Northeastern Section - 43rd Annual Meeting (27-29 March 2008)

Paper No. 2
Presentation Time: 1:00 PM-5:00 PM

GREENSCHIST FACIES METAMORPHISM AND MULTI-PHASE DEFORMATION OF AN EARLY PALEOZOIC BASALTIC-ANDESITE; A SLIVER OF ANCIENT CRUST IN A SEA OF DEVONIAN INTRUSIONS, EASTERN COASTAL MAINE


ARNOST, Daniel Ryan and KOTEAS, G. Christopher, Department of Geosciences, University of Massachusetts Amherst, 611 North Pleasant Street, 233 Morrill Science Center, Amherst, MA 01003, darnost@student.umass.edu

The Flander's Bay greenstone (Gilman and Lash, 1988) is an isolated ~11km2 metavolcanic body of unknown age within the central coastal Maine magmatic province. This body is intruded by the bimodal ~420 Ma Gouldsboro pluton in the south and the ~366 Ma Tunk Lake pluton in the north. Along Flander's Bay, the greenstone is unconformably overlain by the Siluro-Devonian Bar Harbor formation. Field relations show that the greenstone pre-dates the Bar Harbor formation as well as all surrounding intrusive bodies. These observations suggest that the latest possible age of emplacement is Ordovician. Plots of total alkalis vs. quartz imply a basaltic-andesite protolith.

The greenstone body records varying degrees of metamorphism and deformation.
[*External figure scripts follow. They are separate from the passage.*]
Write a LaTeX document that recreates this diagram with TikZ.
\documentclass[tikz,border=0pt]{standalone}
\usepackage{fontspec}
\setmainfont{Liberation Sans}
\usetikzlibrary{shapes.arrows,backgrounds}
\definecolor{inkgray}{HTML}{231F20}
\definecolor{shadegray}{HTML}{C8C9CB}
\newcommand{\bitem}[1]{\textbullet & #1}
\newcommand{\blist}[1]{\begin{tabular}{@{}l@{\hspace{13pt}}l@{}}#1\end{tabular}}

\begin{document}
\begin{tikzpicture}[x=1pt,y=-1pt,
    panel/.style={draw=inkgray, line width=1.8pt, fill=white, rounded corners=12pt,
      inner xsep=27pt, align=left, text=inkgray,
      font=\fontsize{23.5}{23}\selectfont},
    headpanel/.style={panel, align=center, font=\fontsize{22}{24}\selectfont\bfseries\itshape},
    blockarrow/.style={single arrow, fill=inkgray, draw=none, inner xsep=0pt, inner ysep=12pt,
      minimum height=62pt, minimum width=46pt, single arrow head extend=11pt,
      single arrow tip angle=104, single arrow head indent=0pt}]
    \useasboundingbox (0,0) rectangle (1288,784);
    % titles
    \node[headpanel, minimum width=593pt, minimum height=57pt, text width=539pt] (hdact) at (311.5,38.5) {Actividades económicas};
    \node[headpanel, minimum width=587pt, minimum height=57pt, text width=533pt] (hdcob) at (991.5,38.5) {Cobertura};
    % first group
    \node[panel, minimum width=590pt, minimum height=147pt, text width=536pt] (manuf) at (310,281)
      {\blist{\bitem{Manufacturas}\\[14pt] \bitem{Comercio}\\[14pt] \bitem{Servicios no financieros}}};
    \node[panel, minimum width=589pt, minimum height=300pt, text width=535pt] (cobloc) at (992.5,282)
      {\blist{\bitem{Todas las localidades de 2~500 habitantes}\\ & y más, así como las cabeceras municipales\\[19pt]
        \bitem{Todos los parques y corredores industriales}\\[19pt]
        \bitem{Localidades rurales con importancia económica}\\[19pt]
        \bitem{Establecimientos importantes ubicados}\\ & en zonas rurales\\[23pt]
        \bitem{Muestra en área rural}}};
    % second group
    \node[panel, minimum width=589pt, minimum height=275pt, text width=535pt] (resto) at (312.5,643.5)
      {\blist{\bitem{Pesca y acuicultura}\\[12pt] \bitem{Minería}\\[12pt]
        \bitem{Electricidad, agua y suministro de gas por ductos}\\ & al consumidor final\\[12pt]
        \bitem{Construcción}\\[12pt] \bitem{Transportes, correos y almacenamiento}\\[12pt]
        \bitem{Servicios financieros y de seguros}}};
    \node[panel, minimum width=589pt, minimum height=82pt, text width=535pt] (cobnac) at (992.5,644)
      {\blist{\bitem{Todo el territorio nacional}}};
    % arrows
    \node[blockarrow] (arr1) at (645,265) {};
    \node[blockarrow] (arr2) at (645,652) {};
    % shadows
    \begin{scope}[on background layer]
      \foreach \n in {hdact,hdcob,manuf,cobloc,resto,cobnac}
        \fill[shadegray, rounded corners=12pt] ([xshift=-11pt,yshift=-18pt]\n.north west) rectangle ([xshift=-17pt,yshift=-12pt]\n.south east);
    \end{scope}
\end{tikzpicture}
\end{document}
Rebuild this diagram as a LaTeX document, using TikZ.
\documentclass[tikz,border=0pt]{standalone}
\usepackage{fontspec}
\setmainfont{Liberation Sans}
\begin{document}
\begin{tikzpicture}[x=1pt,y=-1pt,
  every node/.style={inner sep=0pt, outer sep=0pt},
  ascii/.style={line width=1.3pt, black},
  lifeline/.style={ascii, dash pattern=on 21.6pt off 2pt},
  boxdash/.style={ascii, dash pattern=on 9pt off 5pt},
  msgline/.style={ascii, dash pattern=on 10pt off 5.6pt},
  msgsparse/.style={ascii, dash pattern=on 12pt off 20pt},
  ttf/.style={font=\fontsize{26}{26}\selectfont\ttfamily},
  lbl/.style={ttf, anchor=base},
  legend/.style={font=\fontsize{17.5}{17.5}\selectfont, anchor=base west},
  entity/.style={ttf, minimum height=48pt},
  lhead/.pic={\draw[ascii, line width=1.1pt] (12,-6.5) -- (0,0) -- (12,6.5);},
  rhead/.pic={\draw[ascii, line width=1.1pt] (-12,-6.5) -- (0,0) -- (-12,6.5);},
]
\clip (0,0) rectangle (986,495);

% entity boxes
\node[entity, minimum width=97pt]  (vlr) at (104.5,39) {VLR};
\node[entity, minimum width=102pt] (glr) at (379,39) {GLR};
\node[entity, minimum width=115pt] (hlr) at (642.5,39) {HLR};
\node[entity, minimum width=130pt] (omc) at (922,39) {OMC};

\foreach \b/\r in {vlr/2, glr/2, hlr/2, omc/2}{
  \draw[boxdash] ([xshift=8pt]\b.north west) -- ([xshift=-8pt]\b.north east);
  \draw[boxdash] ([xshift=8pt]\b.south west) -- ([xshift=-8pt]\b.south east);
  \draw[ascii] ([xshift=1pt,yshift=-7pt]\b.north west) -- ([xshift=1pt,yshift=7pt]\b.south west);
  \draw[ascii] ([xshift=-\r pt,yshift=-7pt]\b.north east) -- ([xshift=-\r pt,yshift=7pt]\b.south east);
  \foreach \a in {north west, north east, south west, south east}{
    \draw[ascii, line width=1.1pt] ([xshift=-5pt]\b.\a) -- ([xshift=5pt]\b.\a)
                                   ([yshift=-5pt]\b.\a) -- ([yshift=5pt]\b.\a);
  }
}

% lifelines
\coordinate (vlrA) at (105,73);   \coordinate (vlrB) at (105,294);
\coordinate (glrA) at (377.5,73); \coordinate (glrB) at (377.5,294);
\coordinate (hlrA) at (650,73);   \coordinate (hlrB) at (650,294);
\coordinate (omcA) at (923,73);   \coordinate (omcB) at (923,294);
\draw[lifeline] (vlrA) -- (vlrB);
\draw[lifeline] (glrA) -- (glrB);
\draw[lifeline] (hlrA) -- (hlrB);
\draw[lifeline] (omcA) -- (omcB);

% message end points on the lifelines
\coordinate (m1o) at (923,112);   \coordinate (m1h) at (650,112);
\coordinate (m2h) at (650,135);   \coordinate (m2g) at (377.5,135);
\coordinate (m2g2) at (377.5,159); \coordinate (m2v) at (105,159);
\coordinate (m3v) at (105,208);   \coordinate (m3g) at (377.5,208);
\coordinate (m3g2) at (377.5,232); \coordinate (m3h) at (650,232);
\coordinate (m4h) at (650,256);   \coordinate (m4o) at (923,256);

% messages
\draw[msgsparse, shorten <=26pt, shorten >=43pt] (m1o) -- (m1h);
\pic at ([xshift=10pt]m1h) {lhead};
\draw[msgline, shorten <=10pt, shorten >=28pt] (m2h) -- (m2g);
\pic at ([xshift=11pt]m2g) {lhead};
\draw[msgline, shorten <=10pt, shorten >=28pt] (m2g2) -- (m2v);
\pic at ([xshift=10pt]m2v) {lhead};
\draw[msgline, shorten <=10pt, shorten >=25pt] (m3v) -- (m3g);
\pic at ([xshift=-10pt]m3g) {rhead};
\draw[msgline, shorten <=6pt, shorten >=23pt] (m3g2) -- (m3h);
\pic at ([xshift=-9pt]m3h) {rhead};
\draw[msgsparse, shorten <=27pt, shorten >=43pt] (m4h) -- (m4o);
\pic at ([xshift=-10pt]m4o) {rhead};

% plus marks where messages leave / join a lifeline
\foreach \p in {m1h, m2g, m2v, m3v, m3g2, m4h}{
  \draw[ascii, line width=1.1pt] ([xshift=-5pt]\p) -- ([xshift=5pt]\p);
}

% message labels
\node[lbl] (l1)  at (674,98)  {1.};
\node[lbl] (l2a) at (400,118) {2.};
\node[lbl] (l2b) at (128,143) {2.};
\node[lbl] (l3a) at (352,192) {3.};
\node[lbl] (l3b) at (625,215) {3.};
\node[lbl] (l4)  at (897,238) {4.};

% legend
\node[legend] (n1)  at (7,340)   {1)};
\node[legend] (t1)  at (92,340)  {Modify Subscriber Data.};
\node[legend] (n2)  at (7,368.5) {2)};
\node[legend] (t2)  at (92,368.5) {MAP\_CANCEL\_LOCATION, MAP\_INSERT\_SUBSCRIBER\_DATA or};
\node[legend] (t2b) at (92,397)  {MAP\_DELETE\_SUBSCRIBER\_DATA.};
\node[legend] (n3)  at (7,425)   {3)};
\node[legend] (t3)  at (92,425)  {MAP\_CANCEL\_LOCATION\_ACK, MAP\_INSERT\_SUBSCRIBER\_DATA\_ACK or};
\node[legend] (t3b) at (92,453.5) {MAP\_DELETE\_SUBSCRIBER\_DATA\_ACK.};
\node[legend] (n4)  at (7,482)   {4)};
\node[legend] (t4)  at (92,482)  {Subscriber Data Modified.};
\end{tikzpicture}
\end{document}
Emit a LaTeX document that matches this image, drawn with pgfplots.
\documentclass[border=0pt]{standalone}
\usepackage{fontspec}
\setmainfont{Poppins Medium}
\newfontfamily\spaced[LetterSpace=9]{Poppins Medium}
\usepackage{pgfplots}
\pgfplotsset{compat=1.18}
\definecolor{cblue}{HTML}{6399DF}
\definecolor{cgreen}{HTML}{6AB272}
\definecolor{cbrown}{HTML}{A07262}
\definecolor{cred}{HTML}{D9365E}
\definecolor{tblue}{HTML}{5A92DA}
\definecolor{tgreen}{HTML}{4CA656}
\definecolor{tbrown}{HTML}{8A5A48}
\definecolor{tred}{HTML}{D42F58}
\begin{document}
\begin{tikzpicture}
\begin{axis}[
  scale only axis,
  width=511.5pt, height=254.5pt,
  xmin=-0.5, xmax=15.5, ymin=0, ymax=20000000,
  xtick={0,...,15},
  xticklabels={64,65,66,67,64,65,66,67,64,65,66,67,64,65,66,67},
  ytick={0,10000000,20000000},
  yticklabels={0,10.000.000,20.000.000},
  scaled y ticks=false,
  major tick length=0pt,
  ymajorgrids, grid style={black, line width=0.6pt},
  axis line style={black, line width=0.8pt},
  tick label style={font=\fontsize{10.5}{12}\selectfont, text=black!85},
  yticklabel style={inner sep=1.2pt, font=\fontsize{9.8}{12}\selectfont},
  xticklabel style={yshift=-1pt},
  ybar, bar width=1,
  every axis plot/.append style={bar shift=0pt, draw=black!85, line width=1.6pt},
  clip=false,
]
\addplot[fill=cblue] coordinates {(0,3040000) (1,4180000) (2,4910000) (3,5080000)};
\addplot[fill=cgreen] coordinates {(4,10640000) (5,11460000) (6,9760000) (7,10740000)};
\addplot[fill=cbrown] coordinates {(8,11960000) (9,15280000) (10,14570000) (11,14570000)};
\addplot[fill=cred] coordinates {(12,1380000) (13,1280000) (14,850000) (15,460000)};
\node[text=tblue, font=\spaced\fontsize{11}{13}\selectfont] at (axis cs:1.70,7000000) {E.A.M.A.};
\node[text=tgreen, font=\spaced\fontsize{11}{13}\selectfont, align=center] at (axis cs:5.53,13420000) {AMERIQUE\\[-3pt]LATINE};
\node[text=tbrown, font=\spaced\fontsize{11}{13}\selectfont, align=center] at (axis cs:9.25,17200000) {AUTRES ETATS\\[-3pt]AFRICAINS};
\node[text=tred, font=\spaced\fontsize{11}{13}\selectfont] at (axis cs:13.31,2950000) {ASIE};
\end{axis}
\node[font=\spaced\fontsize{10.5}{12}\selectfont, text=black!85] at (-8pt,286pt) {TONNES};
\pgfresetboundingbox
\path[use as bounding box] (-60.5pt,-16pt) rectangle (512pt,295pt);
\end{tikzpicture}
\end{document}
The actinolite+chlorite+feldspar+hornblende±quartz±epidote assemblage restricts the grade from greenschist facies in the south to epidote-amphibolite facies in the north. A pervasive lineation is best displayed by elongate qtz+ep pods that plunge consistently gently southeast. Thin (<1-2cm thick) but abundant quartz veins define pervasive cm-scale asymmetric, tight folds that typically verge southwest and rarely north. A top-to-the-northwest shear sense is indicated by sigmoidal quartz veins. The primary metamorphic foliation is commonly sub-parallel to veining. The overall fabric is warped into a series of broad open folds in the southern portion of the greenstone. No metamorphic fabric is present in the eastern-most portion of the body. In the northwest, near the intrusion of the granitic Tunk Lake pluton, there is a pervasive, consistent south dipping foliation along with isolated localities that display gneissic banding. Bands defined by alternating chl+act+hbl vs. qtz are characteristic of more strongly deformed zones subparallel with the Tunk Lake contact. Grain shape preferred orientation of act+chl+feldspar define the foliation where banding is not present. Evidence of multiple phases of deformation present in the south are overprinted in the north by contact metamorphism and deformation related to the intrusion of the Tunk Lake pluton.

Future textural analysis and detailed geochemical and isotopic studies will focus on improving correlation with other regional metavolcanic units such as the Castine, North Haven, or Ammonoosuc volcanic successions.